AIM OF THE TASK - Retype the opening lines of the data exactly, stopping after the line that contains "const labelP = [449, 576, 721, 854, 1025, 1275, 1624, 1896];". Skip every picture.

DATA SEGMENT -
######
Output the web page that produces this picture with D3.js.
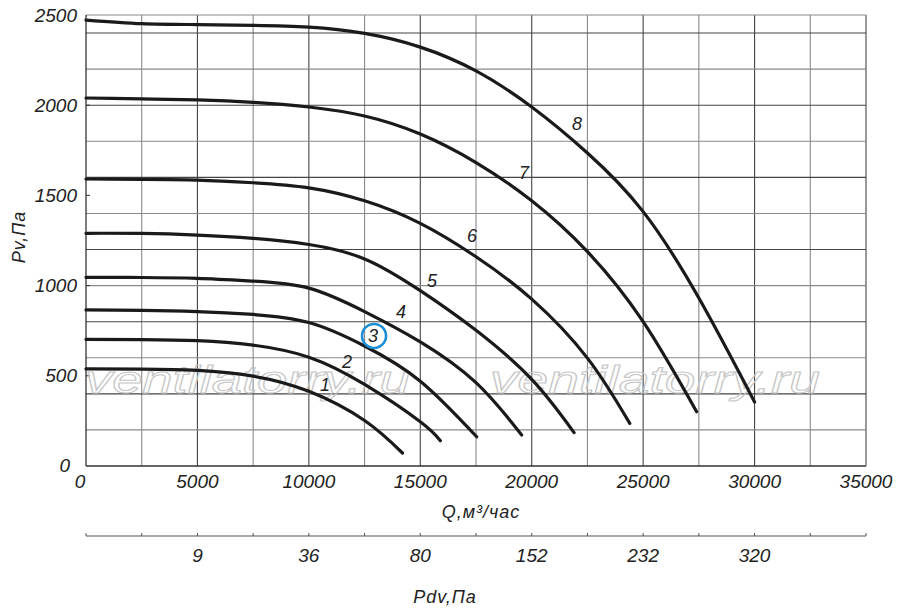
<!DOCTYPE html>
<html lang="ru">
<head>
<meta charset="UTF-8" />
<title>Pv-Q</title>
<script src="https://d3js.org/d3.v7.min.js"></script>
<style>
  body { margin: 0; background: #fff; }
  svg { display: block; }
  .lbl { font-family: "Liberation Sans", Arial, sans-serif; font-style: italic; fill: #222; }
</style>
</head>
<body>
<div id="chart"></div>
<script>
// Q axis (m3/h) and Pv (Pa)
const q8 = [0, 2500, 5000, 7500, 10000, 12500, 15000, 17500, 20000, 22500, 25000, 27500, 30000];
const p8 = [2472, 2452, 2447, 2443, 2433, 2398, 2322, 2190, 1990, 1735, 1410, 931, 355];
const q7 = [0, 2500, 5000, 7500, 10000, 12500, 15000, 17500, 20000, 22500, 25000, 27400];
const p7 = [2040, 2035, 2029, 2016, 1990, 1940, 1840, 1682, 1470, 1188, 800, 301];
const q6 = [0, 2500, 5000, 7500, 10000, 12500, 15000, 17500, 20000, 22500, 24400];
const p6 = [1591, 1589, 1585, 1570, 1542, 1470, 1345, 1160, 925, 598, 236];
const q5 = [0, 2500, 5000, 7500, 10000, 12500, 15000, 17500, 20000, 21900];
const p5 = [1290, 1289, 1280, 1262, 1228, 1148, 972, 752, 480, 185];
const q4 = [0, 2500, 5000, 7500, 10000, 12500, 15000, 17500, 19550];
const p4 = [1046, 1045, 1040, 1025, 986, 856, 688, 462, 172];
const q3 = [0, 2500, 5000, 7500, 10000, 12500, 15000, 17530];
const p3 = [865, 863, 856, 840, 795, 665, 470, 162];
const q2 = [0, 2500, 5000, 7500, 10000, 12500, 15000, 15900];
const p2 = [702, 701, 695, 670, 603, 452, 245, 140];
const q1 = [0, 2500, 5000, 7500, 10000, 12500, 14200];
const p1 = [538, 537, 530, 498, 414, 252, 72];

const curveNames = ["1", "2", "3", "4", "5", "6", "7", "8"];
const curveQ = [q1, q2, q3, q4, q5, q6, q7, q8];
const curveP = [p1, p2, p3, p4, p5, p6, p7, p8];
// where the number of each curve sits (Q, Pv)
const labelQ = [10720, 11710, 12880, 14130, 15530, 17320, 19650, 22030];
const labelP = [449, 576, 721, 854, 1025, 1275, 1624, 1896];

const qTicks = [0, 5000, 10000, 15000, 20000, 25000, 30000, 35000];
const pTicks = [0, 500, 1000, 1500, 2000, 2500];
const pdvAt = [5000, 10000, 15000, 20000, 25000, 30000];
const pdvText = ["9", "36", "80", "152", "232", "320"];

const W = 900, H = 609;
const svg = d3.select("#chart").append("svg")
    .attr("width", W).attr("height", H);

const x = d3.scaleLinear().domain([0, 35000]).range([86, 866]);
const y = d3.scaleLinear().domain([0, 2500]).range([466, 15]);

// grid
const grid = svg.append("g");
grid.selectAll("line.v")
    .data(d3.range(2500, 35001, 2500))
    .enter().append("line")
    .attr("x1", d => x(d)).attr("x2", d => x(d))
    .attr("y1", y(0)).attr("y2", y(2500))
    .attr("stroke", (d, i) => i % 2 ? "#444" : "#8a8a8a")
    .attr("stroke-width", 1.1);
grid.selectAll("line.h")
    .data(d3.range(200, 2401, 200).concat([2500]))
    .enter().append("line")
    .attr("x1", x(0)).attr("x2", x(35000))
    .attr("y1", d => y(d)).attr("y2", d => y(d))
    .attr("stroke", (d, i) => i % 2 ? "#444" : "#8a8a8a")
    .attr("stroke-width", 1.1);

// axes frame
svg.append("line").attr("x1", x(0)).attr("x2", x(0))
    .attr("y1", y(0)).attr("y2", y(2500)).attr("stroke", "#333").attr("stroke-width", 1.3);
svg.append("line").attr("x1", x(0)).attr("x2", x(35000))
    .attr("y1", y(0)).attr("y2", y(0)).attr("stroke", "#333").attr("stroke-width", 1.3);
svg.selectAll("line.yt")
    .data(pTicks.slice(1, -1))
    .enter().append("line")
    .attr("x1", x(0)).attr("x2", x(0) + 4)
    .attr("y1", d => y(d)).attr("y2", d => y(d))
    .attr("stroke", "#333");

// watermark
const wm = svg.append("g");
[[85, 410], [490, 820]].forEach(([a, b]) => {
  wm.append("text")
    .attr("x", a).attr("y", 393)
    .attr("textLength", b - a)
    .attr("lengthAdjust", "spacingAndGlyphs")
    .attr("font-family", "Liberation Sans, Arial, sans-serif")
    .attr("font-style", "italic")
    .attr("font-size", 39)
    .attr("fill", "none")
    .attr("stroke", "#c6c6c6")
    .attr("stroke-width", 1)
    .text("ventilatorry.ru");
});

// curves
const line = d3.line()
    .x(d => x(d[0])).y(d => y(d[1]))
    .curve(d3.curveNatural);
svg.append("g").selectAll("path")
    .data(curveQ.map((qs, i) => qs.map((q, j) => [q, curveP[i][j]])))
    .enter().append("path")
    .attr("d", line)
    .attr("fill", "none")
    .attr("stroke", "#1a1a1a")
    .attr("stroke-width", 3.2)
    .attr("stroke-linecap", "round");

// curve numbers
svg.append("g").selectAll("text")
    .data(curveNames)
    .enter().append("text")
    .attr("class", "lbl")
    .attr("x", (d, i) => x(labelQ[i]))
    .attr("y", (d, i) => y(labelP[i]))
    .attr("text-anchor", "middle")
    .attr("dominant-baseline", "central")
    .attr("font-size", 18)
    .text(d => d);
svg.append("circle")
    .attr("cx", x(labelQ[2]) + 1).attr("cy", y(labelP[2]))
    .attr("r", 12)
    .attr("fill", "none")
    .attr("stroke", "#1b8fd6")
    .attr("stroke-width", 2.6);

// tick labels
svg.append("g").selectAll("text")
    .data(pTicks)
    .enter().append("text")
    .attr("class", "lbl")
    .attr("x", d => d === 0 ? 70 : 77)
    .attr("y", d => y(d) + (d === 0 ? -1 : 0))
    .attr("text-anchor", "end")
    .attr("dominant-baseline", "central")
    .attr("font-size", 19)
    .text(d => d);
svg.append("g").selectAll("text")
    .data(qTicks)
    .enter().append("text")
    .attr("class", "lbl")
    .attr("x", d => d === 0 ? x(d) - 6 : x(d))
    .attr("y", 488)
    .attr("text-anchor", "middle")
    .attr("font-size", 19)
    .text(d => d);

// axis titles
svg.append("text").attr("class", "lbl")
    .attr("x", 481).attr("y", 518)
    .attr("text-anchor", "middle")
    .attr("font-size", 18)
    .attr("letter-spacing", 1)
    .text("Q,м³/час");
svg.append("text").attr("class", "lbl")
    .attr("transform", "translate(25,237) rotate(-90)")
    .attr("text-anchor", "middle")
    .attr("font-size", 18)
    .attr("letter-spacing", 1)
    .text("Pv,Па");

// Pdv axis
const pdvY = 536;
svg.append("line")
    .attr("x1", x(0)).attr("x2", x(35000))
    .attr("y1", pdvY).attr("y2", pdvY)
    .attr("stroke", "#555").attr("stroke-width", 1.2);
svg.append("g").selectAll("line")
    .data(d3.range(0, 35001, 2500))
    .enter().append("line")
    .attr("x1", d => x(d)).attr("x2", d => x(d))
    .attr("y1", pdvY).attr("y2", pdvY - 3)
    .attr("stroke", "#555");
svg.append("g").selectAll("text")
    .data(pdvText)
    .enter().append("text")
    .attr("class", "lbl")
    .attr("x", (d, i) => x(pdvAt[i]))
    .attr("y", 562)
    .attr("text-anchor", "middle")
    .attr("font-size", 19)
    .text(d => d);
svg.append("text").attr("class", "lbl")
    .attr("x", 445).attr("y", 603)
    .attr("text-anchor", "middle")
    .attr("font-size", 18)
    .attr("letter-spacing", 1)
    .text("Pdv,Па");
</script>
</body>
</html>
######
SOLUTION BELOW -
Output the web page that produces this picture with D3.js.
<!DOCTYPE html>
<html lang="ru">
<head>
<meta charset="UTF-8" />
<title>Pv-Q</title>
<script src="https://d3js.org/d3.v7.min.js"></script>
<style>
  body { margin: 0; background: #fff; }
  svg { display: block; }
  .lbl { font-family: "Liberation Sans", Arial, sans-serif; font-style: italic; fill: #222; }
</style>
</head>
<body>
<div id="chart"></div>
<script>
// Q axis (m3/h) and Pv (Pa)
const q8 = [0, 2500, 5000, 7500, 10000, 12500, 15000, 17500, 20000, 22500, 25000, 27500, 30000];
const p8 = [2472, 2452, 2447, 2443, 2433, 2398, 2322, 2190, 1990, 1735, 1410, 931, 355];
const q7 = [0, 2500, 5000, 7500, 10000, 12500, 15000, 17500, 20000, 22500, 25000, 27400];
const p7 = [2040, 2035, 2029, 2016, 1990, 1940, 1840, 1682, 1470, 1188, 800, 301];
const q6 = [0, 2500, 5000, 7500, 10000, 12500, 15000, 17500, 20000, 22500, 24400];
const p6 = [1591, 1589, 1585, 1570, 1542, 1470, 1345, 1160, 925, 598, 236];
const q5 = [0, 2500, 5000, 7500, 10000, 12500, 15000, 17500, 20000, 21900];
const p5 = [1290, 1289, 1280, 1262, 1228, 1148, 972, 752, 480, 185];
const q4 = [0, 2500, 5000, 7500, 10000, 12500, 15000, 17500, 19550];
const p4 = [1046, 1045, 1040, 1025, 986, 856, 688, 462, 172];
const q3 = [0, 2500, 5000, 7500, 10000, 12500, 15000, 17530];
const p3 = [865, 863, 856, 840, 795, 665, 470, 162];
const q2 = [0, 2500, 5000, 7500, 10000, 12500, 15000, 15900];
const p2 = [702, 701, 695, 670, 603, 452, 245, 140];
const q1 = [0, 2500, 5000, 7500, 10000, 12500, 14200];
const p1 = [538, 537, 530, 498, 414, 252, 72];

const curveNames = ["1", "2", "3", "4", "5", "6", "7", "8"];
const curveQ = [q1, q2, q3, q4, q5, q6, q7, q8];
const curveP = [p1, p2, p3, p4, p5, p6, p7, p8];
// where the number of each curve sits (Q, Pv)
const labelQ = [10720, 11710, 12880, 14130, 15530, 17320, 19650, 22030];
const labelP = [449, 576, 721, 854, 1025, 1275, 1624, 1896];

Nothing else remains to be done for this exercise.